The general question of Staatenlose is causing considerable anxiety, and we hope that a considered report will be able to be made in due course, Mr. O. E. d’Avigdor Goldsmid, the President of the Jewish Board of Deputies, said at to-day’s meeting of the Board, when Mr. Julius Jung, the Secretary of the Federation of Synagogues, asked to which country the Staatenlose of Czecho-Slovakia were recently deported, and whether the Committee had made any enquiries.
Enquiries have been made, Mr. Goldsmid said, but no information is yet to hand.
Mr. H. A. Goodman, the Secretary of the Agudath Israel World Organisation, called attention to the situation in Lithuania in regard to the order dismissing alien employees. The action of the subordinate police officials in carrying out the order, he said, was creating a serious situation and the general effect of the order might result in some 50,000 or 60,000 Jews starving because of the deprivation of work. The Lithuanian order was a dangerous example to other countries.
Economic pressure, Mr. Goldsmid answered, is inducing many countries to do what they can to protect their own citizens The question of the Lithuanian order is not entirely a Jewish question, but it must inflict serious hardship on a number of aliens who are Jews in Lithuania today. While I can understand that a country should protect its own citizens, I don’t think that the method in this case will commend itself to the Board or to public opinion throughout the world, and I hope that some opportunity will be given of making necessary representations to the Lithuanian Government before the order comes into effect.

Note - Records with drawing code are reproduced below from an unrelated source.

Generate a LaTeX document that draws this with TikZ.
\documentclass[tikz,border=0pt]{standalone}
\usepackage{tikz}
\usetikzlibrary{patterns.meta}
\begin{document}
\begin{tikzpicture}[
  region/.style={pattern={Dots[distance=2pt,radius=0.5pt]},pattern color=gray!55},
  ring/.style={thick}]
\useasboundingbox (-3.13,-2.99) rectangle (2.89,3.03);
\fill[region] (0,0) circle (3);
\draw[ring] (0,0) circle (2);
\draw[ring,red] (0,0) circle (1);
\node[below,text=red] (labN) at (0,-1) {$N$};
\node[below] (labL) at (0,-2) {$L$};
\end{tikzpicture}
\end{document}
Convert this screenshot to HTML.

The Committee is giving renewed consideration to the problem caused by the large numbers of persons without nationality, of whom, in consequence of the complications of the Peace Treaties, there are still many thousands in the Succession States of the late Austrian Empire, the Report presented by the Joint Foreign Committee to the Board says. The hardships of these unfortunate persons will be aggravted, the Report continues, if, in consequence of the world economic crisis, legislation is generally adopted, on the model of that proposed in Lithuania, Poland, and elsewhere, to exclude aliens from employment in the countries in which they are resident.
A full report on this subject, it is added, will be presented in due course.